Não sei como dizer-te isto de modo a que acredites: «O lugar mais escuro é sempre debaixo da luz», canta o Sérgio Godinho, e por mais que te repitam que o teu trabalho – em letra, música e voz – representa para muitos milhões de pessoas a descoberta da selva e o encontro com a fera, continuarás a sentir-te aquém. 

Não faz mal, Caetano: é essa a verdadeira fera, a tua fera. Sem ela, não terias tido a necessidade de escrever mais nenhuma canção depois de É ‘Proibido Proibir’. Ou ‘Terra’. Ou ‘Sampa’. Ou ‘Língua’. Ou ‘O Homem Velho’. Ou ‘Livros’. Ou ‘O Herói’. Ou ‘Por quê’. Para só citar algumas, de cor – algumas que, ainda por cima, despidas de música, passariam à categoria dita absoluta da poesia. Conheço milhares de poemas publicados em livros que nem revestidos de Mozart conseguiriam abanar um neurónio. 

Não há elogios eficazes, bem o sei; o sentimento do aquém, só a morte no-lo apagará. O teu Novo Mundo herdou deste antigo o culto do cilício e o respeito pelo inimigo. Uma língua cheia de fossos, ferros, ameias, salões e pontes levadiças. Uma língua que o mundo aprendeu a amar através da música popular brasileira, como já escreveste. Não é coisa pouca, nem menor. 

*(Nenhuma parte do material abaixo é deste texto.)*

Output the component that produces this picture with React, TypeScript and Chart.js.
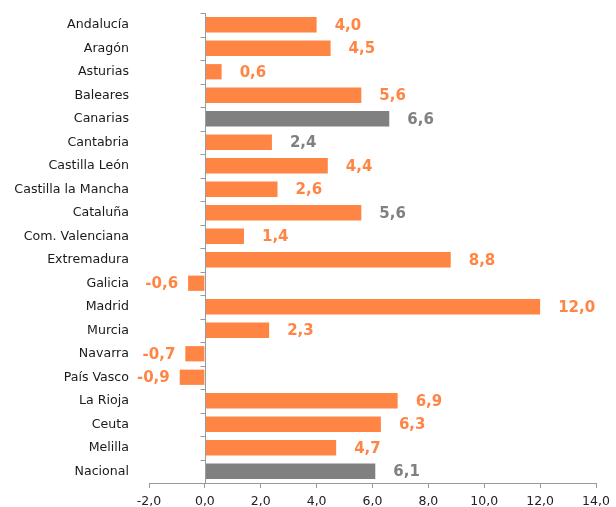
import React, { useEffect, useRef } from "react";
import { Chart, registerables } from "chart.js";

Chart.register(...registerables);

const categories = [
  "Andalucía", "Aragón", "Asturias", "Baleares", "Canarias", "Cantabria",
  "Castilla León", "Castilla la Mancha", "Cataluña", "Com. Valenciana",
  "Extremadura", "Galicia", "Madrid", "Murcia", "Navarra", "País Vasco",
  "La Rioja", "Ceuta", "Melilla", "Nacional",
];
const values = [
  4.0, 4.5, 0.6, 5.6, 6.6, 2.4, 4.4, 2.6, 5.6, 1.4,
  8.8, -0.6, 12.0, 2.3, -0.7, -0.9, 6.9, 6.3, 4.7, 6.1,
];
const highlighted = ["Canarias", "Nacional"];
const grayLabels = ["Canarias", "Cantabria", "Cataluña", "Nacional"];

const ORANGE = "#FF8545";
const GRAY = "#808080";
const AXIS = "#9a9a9a";

const fmt = (v: number) => v.toFixed(1).replace(".", ",");

const overlayPlugin = {
  id: "overlay",
  afterDatasetsDraw(chart: any) {
    const ctx = chart.ctx;
    const x = chart.scales.x;
    const area = chart.chartArea;
    const x0 = Math.round(x.getPixelForValue(0)) + 0.5;
    ctx.save();
    ctx.strokeStyle = AXIS;
    ctx.lineWidth = 1;
    ctx.beginPath();
    ctx.moveTo(x0, area.top);
    ctx.lineTo(x0, area.bottom);
    ctx.stroke();
    const n = categories.length;
    const step = (area.bottom - area.top) / n;
    for (let i = 0; i < n; i++) {
      const yy = Math.round(area.top + i * step) + 0.5;
      ctx.beginPath();
      ctx.moveTo(x0 - 5, yy);
      ctx.lineTo(x0, yy);
      ctx.stroke();
    }
    const meta = chart.getDatasetMeta(0);
    ctx.font = "bold 15px 'DejaVu Sans'";
    ctx.textBaseline = "middle";
    meta.data.forEach((bar: any, i: number) => {
      const v = values[i];
      ctx.fillStyle = grayLabels.includes(categories[i]) ? GRAY : ORANGE;
      const txt = fmt(v);
      if (v >= 0) {
        ctx.textAlign = "left";
        ctx.fillText(txt, bar.x + 18, bar.y + 1);
      } else {
        ctx.textAlign = "right";
        ctx.fillText(txt, bar.x - 10, bar.y + 1);
      }
    });
    ctx.restore();
  },
};

export default function App() {
  const ref = useRef<HTMLCanvasElement | null>(null);
  useEffect(() => {
    if (!ref.current) return;
    Chart.defaults.font.family = "'DejaVu Sans'";
    const chart = new Chart(ref.current, {
      type: "bar",
      data: {
        labels: categories,
        datasets: [
          {
            data: values,
            backgroundColor: categories.map((c) => (highlighted.includes(c) ? GRAY : ORANGE)),
            borderWidth: 0,
            categoryPercentage: 1,
            barPercentage: 0.65,
          },
        ],
      },
      options: {
        indexAxis: "y",
        animation: false,
        responsive: false,
        maintainAspectRatio: false,
        layout: { padding: { top: 13, right: 20, bottom: 0, left: 0 } },
        plugins: { legend: { display: false }, tooltip: { enabled: false } },
        scales: {
          x: {
            min: -2,
            max: 14,
            ticks: {
              stepSize: 2,
              color: "#222",
              font: { size: 12.5 },
              padding: 6,
              callback: (v: any) => fmt(Number(v)),
              maxRotation: 0,
            },
            grid: { drawOnChartArea: false, drawTicks: true, tickLength: 5, color: AXIS },
            border: { display: true, color: AXIS },
            afterFit: (s: any) => {
              s.height = 24;
              s.paddingLeft = 0;
              s.paddingRight = 0;
            },
          },
          y: {
            type: "category",
            ticks: { color: "#1a1a1a", font: { size: 12.6 }, padding: 20, autoSkip: false },
            grid: { display: false, drawTicks: false },
            border: { display: false },
            afterFit: (s: any) => {
              s.width = 149;
              s.paddingTop = 0;
              s.paddingBottom = 0;
            },
          },
        },
      },
      plugins: [overlayPlugin],
    });
    return () => chart.destroy();
  }, []);
  return (
    <div style={{ position: "fixed", left: 0, top: 0, width: 616, height: 507, background: "#fff" }}>
      <canvas ref={ref} width={616} height={507} style={{ width: 616, height: 507 }} />
    </div>
  );
}
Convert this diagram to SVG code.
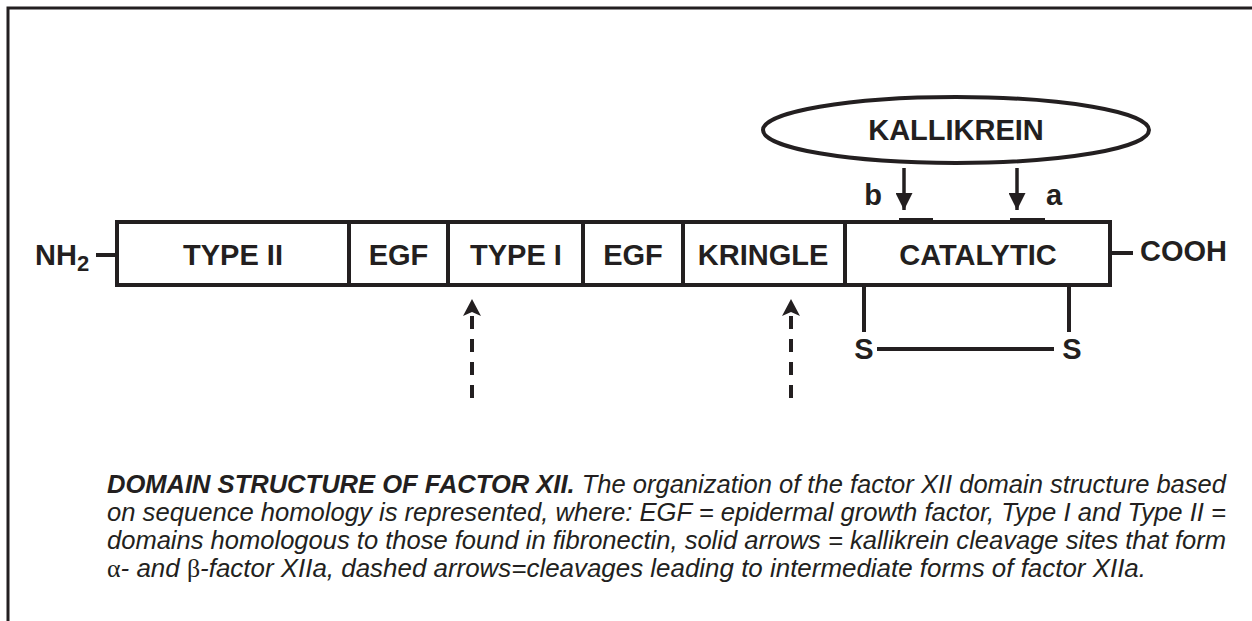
<svg xmlns="http://www.w3.org/2000/svg" width="1252" height="621" viewBox="0 0 1252 621">
<style>
.ln{stroke:#231f20;fill:none}
.lbl{font-family:"Liberation Sans",Arial,sans-serif;font-weight:bold;font-size:29px;fill:#231f20}
.cap{font-family:"Liberation Sans",Arial,sans-serif;font-style:italic;font-size:26px;fill:#231f20}
.gr{font-family:"Liberation Serif","Times New Roman",serif;font-style:normal}
</style>
<defs>
<marker id="ah" viewBox="0 0 10 10" refX="10" refY="5" markerWidth="17" markerHeight="17" markerUnits="userSpaceOnUse" orient="auto">
<path d="M0,0 L10,5 L0,10 Z" fill="#231f20"/>
</marker>
</defs>
<rect width="1252" height="621" fill="#fff"/>
<g id="frame">
<path class="ln" stroke-width="3" d="M8,621 V8 H1252"/>
</g>
<g id="bar">
<rect class="ln" stroke-width="4" x="117" y="222" width="993" height="63"/>
<path class="ln" stroke-width="4" d="M349,222V285M448,222V285M583,222V285M683,222V285M845,222V285"/>
<path class="ln" stroke-width="6" d="M899,221H933M1010,221H1045"/>
</g>
<g id="d-type2"><text class="lbl" x="233" y="265" text-anchor="middle">TYPE II</text></g>
<g id="d-egf1"><text class="lbl" x="398.5" y="265" text-anchor="middle">EGF</text></g>
<g id="d-type1"><text class="lbl" x="516" y="265" text-anchor="middle">TYPE I</text></g>
<g id="d-egf2"><text class="lbl" x="633" y="265" text-anchor="middle">EGF</text></g>
<g id="d-kringle"><text class="lbl" x="763" y="265" text-anchor="middle">KRINGLE</text></g>
<g id="d-catalytic"><text class="lbl" x="978" y="265" text-anchor="middle">CATALYTIC</text></g>
<g id="nterm">
<text class="lbl" x="35" y="265">NH<tspan font-size="22" dy="6">2</tspan></text>
<path class="ln" stroke-width="4" d="M96,255H115"/>
</g>
<g id="cterm">
<path class="ln" stroke-width="4" d="M1112,253H1133"/>
<text class="lbl" x="1140" y="261">COOH</text>
</g>
<g id="kallikrein">
<ellipse class="ln" stroke-width="4" cx="956" cy="130" rx="193" ry="33" fill="#fff"/>
<text class="lbl" x="956" y="140" text-anchor="middle">KALLIKREIN</text>
</g>
<g id="disulfide">
<path class="ln" stroke-width="4" d="M864,287V332M1069,287V332M877,349H1054"/>
<text class="lbl" x="864" y="359" text-anchor="middle">S</text>
<text class="lbl" x="1072" y="359" text-anchor="middle">S</text>
</g>
<g id="site-labels">
<text class="lbl" x="873" y="205" text-anchor="middle">b</text>
<text class="lbl" x="1054" y="205" text-anchor="middle">a</text>
</g>
<g id="connectors">
<path class="ln" stroke-width="3.5" d="M904,168V210" marker-end="url(#ah)"/>
<path class="ln" stroke-width="3.5" d="M1017,168V210" marker-end="url(#ah)"/>
<path class="ln" stroke-width="4" stroke-dasharray="13,10" d="M472,398V315"/>
<path d="M463,316L472,299L481,316L472,312Z" fill="#231f20"/>
<path class="ln" stroke-width="4" stroke-dasharray="13,10" d="M791,398V315"/>
<path d="M782,316L791,299L800,316L791,312Z" fill="#231f20"/>
</g>
<g id="caption">
<text class="cap" x="107" y="493" textLength="1119" lengthAdjust="spacingAndGlyphs"><tspan font-weight="bold">DOMAIN STRUCTURE OF FACTOR XII.</tspan> The organization of the factor XII domain structure based</text>
<text class="cap" x="107" y="521" textLength="1119" lengthAdjust="spacingAndGlyphs">on sequence homology is represented, where: EGF = epidermal growth factor, Type I and Type II =</text>
<text class="cap" x="107" y="549" textLength="1119" lengthAdjust="spacingAndGlyphs">domains homologous to those found in fibronectin, solid arrows = kallikrein cleavage sites that form</text>
<text class="cap" x="107" y="577" textLength="1039" lengthAdjust="spacingAndGlyphs"><tspan class="gr">α</tspan>- and <tspan class="gr">β</tspan>-factor XIIa, dashed arrows=cleavages leading to intermediate forms of factor XIIa.</text>
</g>
</svg>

José Miguel Wisnik, que apresentará (com Paula Morelenbaum e Gabriel Improta) uma aula-show sobre Tom Jobim e Vinicius de Moraes na noite de 17, no Casino Estoril, disse-me um dia que pensar na pessoa que tu és e em tudo o que tens feito lhe serve de antídoto imediato ao desalento. Acontece-me o mesmo. Com alguma sorte, encontraremos ao longo da vida meia dúzia de pessoas de quem podemos dizer isto. Com muita sorte, uma delas comporá canções que nos tornarão mais livres, mais exigentes e felizes.